The lines to reproduce run from the first one through the line containing "import matplotlib.transforms as mtransforms". Reproduce them exactly.

[START]

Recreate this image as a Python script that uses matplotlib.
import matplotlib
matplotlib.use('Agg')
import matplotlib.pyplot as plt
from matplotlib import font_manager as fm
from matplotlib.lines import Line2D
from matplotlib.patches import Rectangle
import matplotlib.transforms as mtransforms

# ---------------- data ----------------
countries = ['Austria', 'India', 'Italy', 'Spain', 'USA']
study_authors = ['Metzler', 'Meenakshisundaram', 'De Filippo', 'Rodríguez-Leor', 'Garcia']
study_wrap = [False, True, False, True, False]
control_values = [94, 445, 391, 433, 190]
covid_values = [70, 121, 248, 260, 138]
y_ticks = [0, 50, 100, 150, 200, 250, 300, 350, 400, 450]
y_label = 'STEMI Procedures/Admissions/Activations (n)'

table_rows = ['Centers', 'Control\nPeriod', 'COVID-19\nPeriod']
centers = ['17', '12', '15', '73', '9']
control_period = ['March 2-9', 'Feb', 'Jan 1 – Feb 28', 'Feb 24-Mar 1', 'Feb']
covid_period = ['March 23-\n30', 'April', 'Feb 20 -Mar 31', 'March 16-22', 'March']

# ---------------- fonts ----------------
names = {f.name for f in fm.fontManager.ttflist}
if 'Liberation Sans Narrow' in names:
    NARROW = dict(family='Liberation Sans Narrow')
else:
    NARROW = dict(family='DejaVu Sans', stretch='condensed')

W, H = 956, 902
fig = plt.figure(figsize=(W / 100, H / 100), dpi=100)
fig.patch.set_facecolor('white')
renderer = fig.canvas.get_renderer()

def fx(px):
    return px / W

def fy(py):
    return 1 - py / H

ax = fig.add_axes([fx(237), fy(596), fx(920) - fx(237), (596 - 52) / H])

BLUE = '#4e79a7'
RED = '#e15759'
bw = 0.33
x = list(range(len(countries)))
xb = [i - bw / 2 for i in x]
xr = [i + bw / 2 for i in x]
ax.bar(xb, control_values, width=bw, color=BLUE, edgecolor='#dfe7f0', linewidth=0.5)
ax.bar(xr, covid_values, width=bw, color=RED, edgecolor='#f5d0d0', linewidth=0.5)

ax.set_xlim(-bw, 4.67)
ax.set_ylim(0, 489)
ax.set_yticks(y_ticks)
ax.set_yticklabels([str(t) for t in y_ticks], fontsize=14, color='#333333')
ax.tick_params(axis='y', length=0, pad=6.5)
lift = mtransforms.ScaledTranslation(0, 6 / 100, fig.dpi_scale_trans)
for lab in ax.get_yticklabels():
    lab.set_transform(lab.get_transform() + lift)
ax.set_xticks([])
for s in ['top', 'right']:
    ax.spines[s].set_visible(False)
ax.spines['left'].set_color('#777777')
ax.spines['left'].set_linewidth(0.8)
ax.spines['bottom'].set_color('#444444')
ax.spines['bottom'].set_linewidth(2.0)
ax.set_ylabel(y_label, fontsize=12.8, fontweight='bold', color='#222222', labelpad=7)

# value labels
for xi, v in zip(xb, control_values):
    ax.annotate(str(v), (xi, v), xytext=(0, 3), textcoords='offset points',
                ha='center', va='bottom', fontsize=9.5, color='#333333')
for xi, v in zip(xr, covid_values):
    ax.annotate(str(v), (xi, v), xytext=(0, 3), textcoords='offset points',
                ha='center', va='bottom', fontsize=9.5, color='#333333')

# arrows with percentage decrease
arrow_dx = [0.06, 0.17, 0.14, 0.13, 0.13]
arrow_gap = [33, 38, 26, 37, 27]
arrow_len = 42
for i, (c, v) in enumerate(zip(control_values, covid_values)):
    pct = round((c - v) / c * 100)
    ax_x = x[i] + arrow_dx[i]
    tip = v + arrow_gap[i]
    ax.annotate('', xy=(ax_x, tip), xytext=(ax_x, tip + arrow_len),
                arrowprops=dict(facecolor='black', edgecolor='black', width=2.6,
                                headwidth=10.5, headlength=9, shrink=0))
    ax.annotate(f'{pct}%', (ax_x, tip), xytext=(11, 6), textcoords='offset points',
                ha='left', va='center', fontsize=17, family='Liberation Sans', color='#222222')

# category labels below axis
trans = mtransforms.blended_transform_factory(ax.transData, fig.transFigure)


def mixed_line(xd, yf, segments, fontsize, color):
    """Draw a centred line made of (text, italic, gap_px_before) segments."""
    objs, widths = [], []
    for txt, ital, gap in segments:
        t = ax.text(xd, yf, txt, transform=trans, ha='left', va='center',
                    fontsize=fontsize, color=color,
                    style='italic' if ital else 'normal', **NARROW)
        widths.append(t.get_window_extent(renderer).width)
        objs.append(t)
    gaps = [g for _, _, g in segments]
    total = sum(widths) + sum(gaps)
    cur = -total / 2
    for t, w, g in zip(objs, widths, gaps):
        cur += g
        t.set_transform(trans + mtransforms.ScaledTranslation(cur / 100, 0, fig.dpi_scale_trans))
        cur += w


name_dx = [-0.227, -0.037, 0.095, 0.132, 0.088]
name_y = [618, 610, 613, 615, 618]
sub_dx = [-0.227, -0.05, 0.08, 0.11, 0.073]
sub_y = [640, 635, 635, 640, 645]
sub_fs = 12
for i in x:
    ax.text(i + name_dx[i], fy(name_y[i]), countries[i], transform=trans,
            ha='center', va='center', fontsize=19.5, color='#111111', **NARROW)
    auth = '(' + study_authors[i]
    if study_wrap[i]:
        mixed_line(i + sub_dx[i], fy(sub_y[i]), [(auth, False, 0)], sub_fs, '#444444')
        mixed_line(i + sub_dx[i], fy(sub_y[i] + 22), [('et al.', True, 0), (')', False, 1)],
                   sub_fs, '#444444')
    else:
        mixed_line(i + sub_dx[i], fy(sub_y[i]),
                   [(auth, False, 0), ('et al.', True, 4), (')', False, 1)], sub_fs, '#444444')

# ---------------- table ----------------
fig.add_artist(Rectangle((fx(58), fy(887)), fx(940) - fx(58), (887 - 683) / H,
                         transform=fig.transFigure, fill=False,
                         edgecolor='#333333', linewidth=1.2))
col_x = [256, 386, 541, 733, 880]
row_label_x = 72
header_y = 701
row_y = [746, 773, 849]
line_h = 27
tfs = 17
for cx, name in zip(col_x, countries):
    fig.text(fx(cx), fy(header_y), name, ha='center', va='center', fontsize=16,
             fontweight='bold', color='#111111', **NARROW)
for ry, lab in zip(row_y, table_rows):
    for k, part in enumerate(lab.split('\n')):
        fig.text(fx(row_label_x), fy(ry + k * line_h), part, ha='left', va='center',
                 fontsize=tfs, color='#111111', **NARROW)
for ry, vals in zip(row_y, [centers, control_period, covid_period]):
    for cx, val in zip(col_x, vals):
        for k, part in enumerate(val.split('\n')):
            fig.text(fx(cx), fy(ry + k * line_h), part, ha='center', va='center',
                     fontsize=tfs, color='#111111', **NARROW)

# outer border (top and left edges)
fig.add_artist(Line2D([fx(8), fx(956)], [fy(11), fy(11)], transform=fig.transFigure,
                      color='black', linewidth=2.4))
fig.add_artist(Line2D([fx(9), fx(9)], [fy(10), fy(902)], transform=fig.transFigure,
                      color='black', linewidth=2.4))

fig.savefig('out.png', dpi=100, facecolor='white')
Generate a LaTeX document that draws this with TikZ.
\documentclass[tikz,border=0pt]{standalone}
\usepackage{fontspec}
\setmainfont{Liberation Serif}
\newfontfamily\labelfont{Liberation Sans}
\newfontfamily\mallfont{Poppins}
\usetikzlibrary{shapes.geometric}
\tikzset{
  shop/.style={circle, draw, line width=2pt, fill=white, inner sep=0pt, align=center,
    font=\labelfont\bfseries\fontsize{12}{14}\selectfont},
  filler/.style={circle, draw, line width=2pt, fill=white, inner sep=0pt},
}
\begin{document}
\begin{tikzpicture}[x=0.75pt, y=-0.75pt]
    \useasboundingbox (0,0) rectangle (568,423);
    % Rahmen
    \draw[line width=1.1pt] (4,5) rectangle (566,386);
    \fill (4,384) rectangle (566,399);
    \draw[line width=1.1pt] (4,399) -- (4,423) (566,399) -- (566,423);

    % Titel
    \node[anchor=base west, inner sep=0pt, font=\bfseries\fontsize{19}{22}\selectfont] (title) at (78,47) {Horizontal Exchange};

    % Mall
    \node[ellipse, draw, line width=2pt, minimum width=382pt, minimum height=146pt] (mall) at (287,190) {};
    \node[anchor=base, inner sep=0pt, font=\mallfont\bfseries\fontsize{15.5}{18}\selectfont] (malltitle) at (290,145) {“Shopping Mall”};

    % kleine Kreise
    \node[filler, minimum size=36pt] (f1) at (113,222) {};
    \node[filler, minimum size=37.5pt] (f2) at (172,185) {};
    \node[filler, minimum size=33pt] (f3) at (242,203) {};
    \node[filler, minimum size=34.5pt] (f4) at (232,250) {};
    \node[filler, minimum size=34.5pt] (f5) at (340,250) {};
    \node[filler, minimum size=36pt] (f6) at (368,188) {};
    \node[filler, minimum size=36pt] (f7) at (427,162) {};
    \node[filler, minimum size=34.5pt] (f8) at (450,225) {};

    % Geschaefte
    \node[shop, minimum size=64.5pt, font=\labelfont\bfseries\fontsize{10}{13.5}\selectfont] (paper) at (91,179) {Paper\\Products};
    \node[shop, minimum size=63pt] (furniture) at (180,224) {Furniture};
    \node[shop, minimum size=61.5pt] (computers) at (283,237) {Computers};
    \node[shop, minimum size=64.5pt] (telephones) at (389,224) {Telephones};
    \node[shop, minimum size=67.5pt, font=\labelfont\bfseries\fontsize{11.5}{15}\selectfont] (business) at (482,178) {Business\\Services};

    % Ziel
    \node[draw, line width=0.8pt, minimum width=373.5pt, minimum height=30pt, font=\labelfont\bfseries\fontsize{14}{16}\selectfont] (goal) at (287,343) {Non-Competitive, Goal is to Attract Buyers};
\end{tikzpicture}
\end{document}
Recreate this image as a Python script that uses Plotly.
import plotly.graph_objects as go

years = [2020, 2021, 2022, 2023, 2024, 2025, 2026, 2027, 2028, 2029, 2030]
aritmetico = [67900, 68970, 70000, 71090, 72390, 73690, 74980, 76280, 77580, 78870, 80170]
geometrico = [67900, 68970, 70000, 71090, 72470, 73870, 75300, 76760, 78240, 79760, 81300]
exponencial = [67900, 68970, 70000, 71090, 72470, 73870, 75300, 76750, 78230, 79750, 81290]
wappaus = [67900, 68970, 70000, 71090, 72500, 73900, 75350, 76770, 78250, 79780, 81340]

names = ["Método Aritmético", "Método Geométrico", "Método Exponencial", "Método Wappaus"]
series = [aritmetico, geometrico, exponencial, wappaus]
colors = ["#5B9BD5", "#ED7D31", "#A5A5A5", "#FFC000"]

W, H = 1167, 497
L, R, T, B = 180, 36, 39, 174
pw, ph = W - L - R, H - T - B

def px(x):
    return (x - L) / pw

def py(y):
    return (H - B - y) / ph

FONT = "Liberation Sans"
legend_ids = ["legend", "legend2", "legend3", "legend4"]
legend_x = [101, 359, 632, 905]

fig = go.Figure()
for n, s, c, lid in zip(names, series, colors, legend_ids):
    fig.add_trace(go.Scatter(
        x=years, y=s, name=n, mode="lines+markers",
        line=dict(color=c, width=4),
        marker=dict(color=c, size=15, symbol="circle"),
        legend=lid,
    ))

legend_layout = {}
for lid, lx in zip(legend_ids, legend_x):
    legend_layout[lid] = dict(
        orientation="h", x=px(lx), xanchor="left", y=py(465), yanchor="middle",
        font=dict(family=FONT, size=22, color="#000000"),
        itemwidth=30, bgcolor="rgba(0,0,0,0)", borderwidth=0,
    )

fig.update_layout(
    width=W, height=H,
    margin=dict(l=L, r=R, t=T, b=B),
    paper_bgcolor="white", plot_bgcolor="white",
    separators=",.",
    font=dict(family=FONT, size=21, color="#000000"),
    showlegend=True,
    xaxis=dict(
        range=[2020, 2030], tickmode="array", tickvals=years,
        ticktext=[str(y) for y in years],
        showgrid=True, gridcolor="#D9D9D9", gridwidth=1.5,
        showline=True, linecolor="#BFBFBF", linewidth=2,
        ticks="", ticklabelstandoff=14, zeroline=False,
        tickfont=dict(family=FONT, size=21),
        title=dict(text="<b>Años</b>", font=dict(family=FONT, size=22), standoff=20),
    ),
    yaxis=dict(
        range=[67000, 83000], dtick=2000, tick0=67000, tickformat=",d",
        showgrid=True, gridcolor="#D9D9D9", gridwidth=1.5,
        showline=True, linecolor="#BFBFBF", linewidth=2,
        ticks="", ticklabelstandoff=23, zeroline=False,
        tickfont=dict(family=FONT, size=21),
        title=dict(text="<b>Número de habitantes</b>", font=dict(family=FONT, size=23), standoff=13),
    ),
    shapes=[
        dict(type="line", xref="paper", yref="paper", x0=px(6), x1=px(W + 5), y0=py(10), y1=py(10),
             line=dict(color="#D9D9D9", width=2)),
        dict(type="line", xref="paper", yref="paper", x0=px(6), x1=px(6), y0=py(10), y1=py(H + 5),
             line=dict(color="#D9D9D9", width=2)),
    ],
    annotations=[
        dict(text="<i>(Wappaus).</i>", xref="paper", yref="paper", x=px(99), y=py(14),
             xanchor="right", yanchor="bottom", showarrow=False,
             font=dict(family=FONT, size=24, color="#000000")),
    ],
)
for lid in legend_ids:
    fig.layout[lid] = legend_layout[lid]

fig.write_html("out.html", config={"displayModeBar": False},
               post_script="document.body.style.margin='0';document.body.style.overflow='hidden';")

[END]

:: OUTPUT FOR THIS EXERCISE ::
Recreate this image as a Python script that uses matplotlib.
import matplotlib
matplotlib.use('Agg')
import matplotlib.pyplot as plt
from matplotlib import font_manager as fm
from matplotlib.lines import Line2D
from matplotlib.patches import Rectangle
import matplotlib.transforms as mtransforms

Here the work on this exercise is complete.